Arévalo, el cómico de las gasolineras, se queja en una entrevista en La Vanguardia de que en España "ya no se pueden contar chistes de mariquitas", habiendo como hay -dice- "mariquitas de verdad (sic) mariconeando" en las televisiones. La maldita corrección política -se duele Arévalo- es la causa de su declive.

A uno, que aprendió los rudimentos del chiste en la guantera de un Ford Fiesta, y que iba a párvulos cuando las imitaciones de maricas, cojos y gangosos se enseñoreban del recreo para escarnio de los débiles, le inquieta el lamento existencial y laboral de Arévalo.
No hacen ninguna gracia los pucheros de Arévalo -y eso que los gordos bajitos producen unas ganas irresistibles de reír- porque una reflexión tan seria en un hombre tan gracioso es un síntoma inequívoco de decadencia.

¿Pero qué demonios hace Arévalo, ingenio de las casetes, hablando de la dictadura de la corrección y poniendo de relieve su falta de swing humorístico en lugar de hacer pedorretas que es lo que se le da bien?

Aun a riesgo de terminar llorando, pues no se sale indemne de la caída de los ídolos, sigo leyendo la entrevista de Arévalo, el de los chistes de la mili y los gangosos en las ferreterías, confiado en que más pronto que tarde reaparecerá aquel chispazo costumbrista que tanto divertía a la España en tecnicolor. Sin embargo, respuesta tras respuesta, línea tras línea, surge un hombre que sermonea sobre la pérdida del sentido del humor genuinamente hispano, sobre la inesperada incapacidad de los españoles para reírse de sí mismos -de los chistes de Arévalo, se entiende- y sobre las dificultades de los "enanitos" -así en diminutivo- que "no pueden trabajar de toreros bomberos".

A renglón seguido Bertín Osborne, partenaire de Arévalo en la última parada de los monstruos, apunta una arrolladora tesis sobre los corsés de la libertad de expresión. Una entrevista para pensar en los límites del humor. Una profesora explicaba a Valle-Inclán recurriendo a una escena elocuente: "Veis a un borracho dando tumbos y os reís con vuestros amigos hasta que, una vez se acerca, descubrís que el borracho es vuestro padre, ¡eso es un esperpento!".

Pues bien.
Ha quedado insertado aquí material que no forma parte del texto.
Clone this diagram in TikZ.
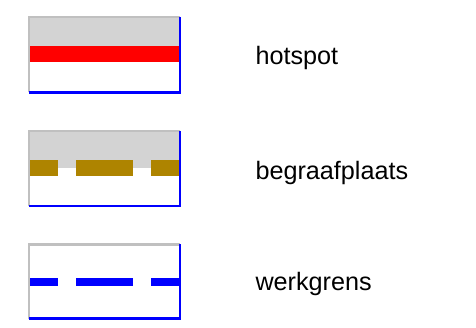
\documentclass[tikz,border=0pt]{standalone}
\usepackage{fontspec}
\setmainfont{Liberation Sans}
\usetikzlibrary{positioning}
\definecolor{randgrijs}{RGB}{192,192,192}
\definecolor{vlakgrijs}{RGB}{211,211,211}
\definecolor{bruin}{RGB}{174,132,0}

\begin{document}
\begin{tikzpicture}[x=1pt,y=-1pt,
    linksboven/.style={draw=randgrijs,line width=2.4pt},
    rechtsonder/.style={draw=blue,line width=2.4pt},
    streep/.style={line width=#1,dash pattern=on 57pt off 18pt,dash phase=27pt},
    label/.style={anchor=base west,inner sep=0pt,font=\fontsize{25.2}{30}\selectfont}]
\useasboundingbox (0,0) rectangle (476,328);

% hotspot
\fill[vlakgrijs] (29,17) rectangle (179,54);
\fill[red] (29,46.5) rectangle (179,62.5);
\draw[linksboven] (29,92.5) -- (29,17) -- (180,17);
\draw[rechtsonder] (180,17) -- (180,92.5) -- (29,92.5);
\node[label] (hotspot) at (255.3,64.3) {hotspot};

% begraafplaats
\fill[vlakgrijs] (29,131) rectangle (179,168);
\draw[bruin,streep=16pt] (28,167.7) -- (179,167.7);
\draw[linksboven] (29,206) -- (29,131) -- (180,131);
\draw[rechtsonder] (180,131) -- (180,206) -- (29,206);
\node[label] (begraafplaats) at (255.3,179.3) {begraafplaats};

% werkgrens
\draw[blue,streep=8pt] (28,281.7) -- (179,281.7);
\draw[linksboven] (29,318.5) -- (29,244.5) -- (180,244.5);
\draw[rechtsonder] (180,244.5) -- (180,318.5) -- (29,318.5);
\node[label] (werkgrens) at (255.3,290.3) {werkgrens};
\end{tikzpicture}
\end{document}
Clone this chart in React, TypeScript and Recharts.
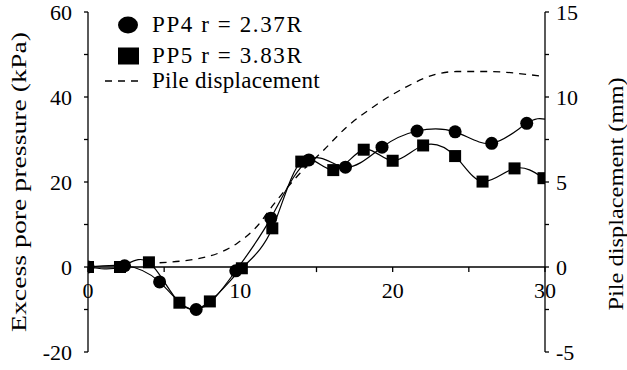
import React from 'react';
import { ComposedChart, Line, XAxis, YAxis, ReferenceLine, Legend } from 'recharts';

// PP4 (r = 2.37R), excess pore pressure in kPa
const pp4Time = [0, 2.4, 4.7, 7.1, 9.7, 12.0, 14.5, 16.9, 19.3, 21.6, 24.1, 26.5, 28.8, 30];
const pp4Pressure = [0, 0.3, -3.5, -10, -0.9, 11.5, 25.2, 23.5, 28.2, 32.0, 31.8, 29.1, 33.8, 34.8];

// PP5 (r = 3.83R)
const pp5Time = [0, 2.1, 4.0, 6.0, 8.0, 10.1, 12.1, 14.0, 16.1, 18.1, 20.0, 22.0, 24.1, 25.9, 28.0, 29.9];
const pp5Pressure = [0, 0, 1.1, -8.4, -8.1, -0.3, 9.1, 24.8, 22.8, 27.6, 25.0, 28.6, 26.1, 20.1, 23.2, 20.9];

// pile displacement in mm (right axis)
const dispTime = [4.7, 7.8, 9.8, 11.1, 12.2, 13.9, 15.5, 17.0, 18.7, 20.9, 22.7, 24.2, 26.4, 28.6, 30];
const dispMm = [0.25, 0.6, 1.4, 2.4, 3.7, 5.5, 6.9, 8.25, 9.4, 10.6, 11.3, 11.5, 11.5, 11.35, 11.2];

const timeTicks = [0, 5, 10, 15, 20, 25, 30];
const pressureTicks = [-20, -10, 0, 10, 20, 30, 40, 50, 60];
const dispTicks = [-5, -2.5, 0, 2.5, 5, 7.5, 10, 12.5, 15];

const seriesNames = ['PP4 r = 2.37R', 'PP5 r = 3.83R', 'Pile displacement'];

const FONT = "'Liberation Serif', 'DejaVu Serif', Times, serif";

const pp4Data = pp4Time.map((t, i) => ({ t, p: pp4Pressure[i] }));
const pp5Data = pp5Time.map((t, i) => ({ t, p: pp5Pressure[i] }));
const dispData = dispTime.map((t, i) => ({ t, d: dispMm[i] }));

const circleDot = (lastIndex: number) => (props: any) => {
  const { cx, cy, index } = props;
  if (index === lastIndex || cx == null) return <g key={`c-${index}`} />;
  return <circle key={`c-${index}`} cx={cx} cy={cy} r={6.5} fill="#000" />;
};

const squareDot = (props: any) => {
  const { cx, cy, index } = props;
  if (cx == null) return <g key={`s-${index}`} />;
  return <rect key={`s-${index}`} x={cx - 6} y={cy - 6} width={12} height={12} fill="#000" />;
};

// rotated axis title, stretched to the length seen in the figure
function VTitle(props: any) {
  const { viewBox, text, shift, center, len } = props;
  const x = viewBox.x + shift;
  return (
    <text
      transform={`translate(${x},${center}) rotate(-90)`}
      textAnchor="middle"
      fontSize={22}
      fill="#000"
      style={{ fontFamily: FONT }}
      textLength={len}
      lengthAdjust="spacingAndGlyphs"
    >
      {text}
    </text>
  );
}

function XTitle(props: any) {
  const { viewBox, text } = props;
  return (
    <text
      x={viewBox.x + viewBox.width / 2 - 7}
      y={viewBox.y}
      textAnchor="middle"
      fontSize={23}
      fill="#000"
      style={{ fontFamily: FONT }}
    >
      {text}
    </text>
  );
}

const rowTops = [13, 44, 69];

function renderLegend(props: any) {
  const payload = [...(props.payload || [])].sort(
    (a: any, b: any) => seriesNames.indexOf(a.value) - seriesNames.indexOf(b.value)
  );
  return (
    <div style={{ position: 'relative', width: 280, height: 95, fontFamily: FONT, fontSize: 23, color: '#000' }}>
      {payload.map((entry: any) => {
        const idx = seriesNames.indexOf(entry.value);
        let icon = null;
        if (idx === 0) icon = <ellipse cx={28} cy={12} rx={10} ry={8.5} fill="#000" />;
        else if (idx === 1) icon = <rect x={18} y={3.5} width={21} height={17} fill="#000" />;
        else icon = <line x1={5} x2={39} y1={12} y2={12} stroke="#000" strokeWidth={1.3} strokeDasharray="7 6" />;
        return (
          <div
            key={entry.value}
            style={{ position: 'absolute', left: 0, top: rowTops[idx], height: 24, display: 'flex', alignItems: 'center', whiteSpace: 'nowrap' }}
          >
            <svg width={44} height={24} style={{ display: 'block' }}>{icon}</svg>
            <span style={{ marginLeft: 8, lineHeight: '24px', fontFamily: FONT, letterSpacing: idx < 2 ? 1.6 : 0.3 }}>
              {entry.value}
            </span>
          </div>
        );
      })}
    </div>
  );
}

const tickStyle = { fill: '#000', fontSize: 22, style: { fontFamily: FONT } };

export default function App() {
  return (
    <div style={{ position: 'absolute', left: 0, top: 0, width: 627, height: 370, background: '#fff', fontFamily: FONT }}>
      <ComposedChart width={627} height={370} margin={{ top: 12, right: 2, bottom: 18, left: 8 }} style={{ fontFamily: FONT }}>
        <XAxis
          type="number"
          dataKey="t"
          domain={[0, 30]}
          allowDataOverflow
          height={0}
          tick={false}
          tickLine={false}
          axisLine={false}
          label={<XTitle text="Time, t (ms)" />}
        />
        <YAxis
          yAxisId="left"
          orientation="left"
          width={80}
          domain={[-20, 60]}
          ticks={pressureTicks}
          interval={0}
          allowDataOverflow
          tickFormatter={(v: number) => (v % 20 === 0 ? String(v) : '')}
          tickSize={4}
          tickMargin={12}
          stroke="#000"
          strokeWidth={1.3}
          tick={tickStyle}
          label={<VTitle text="Excess pore pressure (kPa)" shift={18} center={182} len={300} />}
        />
        <YAxis
          yAxisId="right"
          orientation="right"
          width={80}
          domain={[-5, 15]}
          ticks={dispTicks}
          interval={0}
          allowDataOverflow
          tickFormatter={(v: number) => (v % 5 === 0 ? String(v) : '')}
          tickSize={4}
          tickMargin={7}
          stroke="#000"
          strokeWidth={1.3}
          tick={tickStyle}
          label={<VTitle text="Pile displacement (mm)" shift={78} center={194} len={233} />}
        />

        {/* time axis drawn on the zero line */}
        <ReferenceLine yAxisId="left" y={0} stroke="#000" strokeWidth={1.3} />
        {timeTicks.map((t) => (
          <ReferenceLine
            key={`xt-${t}`}
            yAxisId="left"
            segment={[{ x: t, y: 0 }, { x: t, y: -1.2 }]}
            stroke="#000"
            strokeWidth={1.3}
            label={
              t % 10 === 0
                ? { value: String(t), position: 'bottom', offset: 10, fill: '#000', fontSize: 22, style: { fontFamily: FONT } }
                : undefined
            }
          />
        ))}

        <Line
          yAxisId="right"
          data={dispData}
          dataKey="d"
          name={seriesNames[2]}
          type="monotone"
          stroke="#000"
          strokeWidth={1.3}
          strokeDasharray="7 6"
          dot={false}
          activeDot={false}
          isAnimationActive={false}
        />
        <Line
          yAxisId="left"
          data={pp5Data}
          dataKey="p"
          name={seriesNames[1]}
          type="natural"
          stroke="#000"
          strokeWidth={1.2}
          dot={squareDot}
          activeDot={false}
          isAnimationActive={false}
        />
        <Line
          yAxisId="left"
          data={pp4Data}
          dataKey="p"
          name={seriesNames[0]}
          type="natural"
          stroke="#000"
          strokeWidth={1.2}
          dot={circleDot(pp4Data.length - 1)}
          activeDot={false}
          isAnimationActive={false}
        />

        <Legend
          layout="horizontal"
          verticalAlign="middle"
          align="center"
          content={renderLegend}
          wrapperStyle={{ left: 100, top: 0, width: 280, height: 95 }}
        />
      </ComposedChart>
    </div>
  );
}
Cuando uno espera un chiste malo de Arévalo y tropieza con el ocaso de un cómico para caer de bruces con una especie de reivindicación de la ética-de-mis-cojones en versión Osborne... uno se acuerda del colegio y del instituto. El humor es un signo de inteligencia y de buen gusto, por eso no hacen gracia los chistes de judíos en un cenicero y a veces actúa la Fiscalía.

El problema es que a Arévalo nos lo acercaron tanto de niños que uno cree que se va a reír y acaba ruborizándose y pasando página. También apiadándose un poco de un hombre que cree que si le dejaran hacer chistes de mariquitas lo sacarían en las televisiones.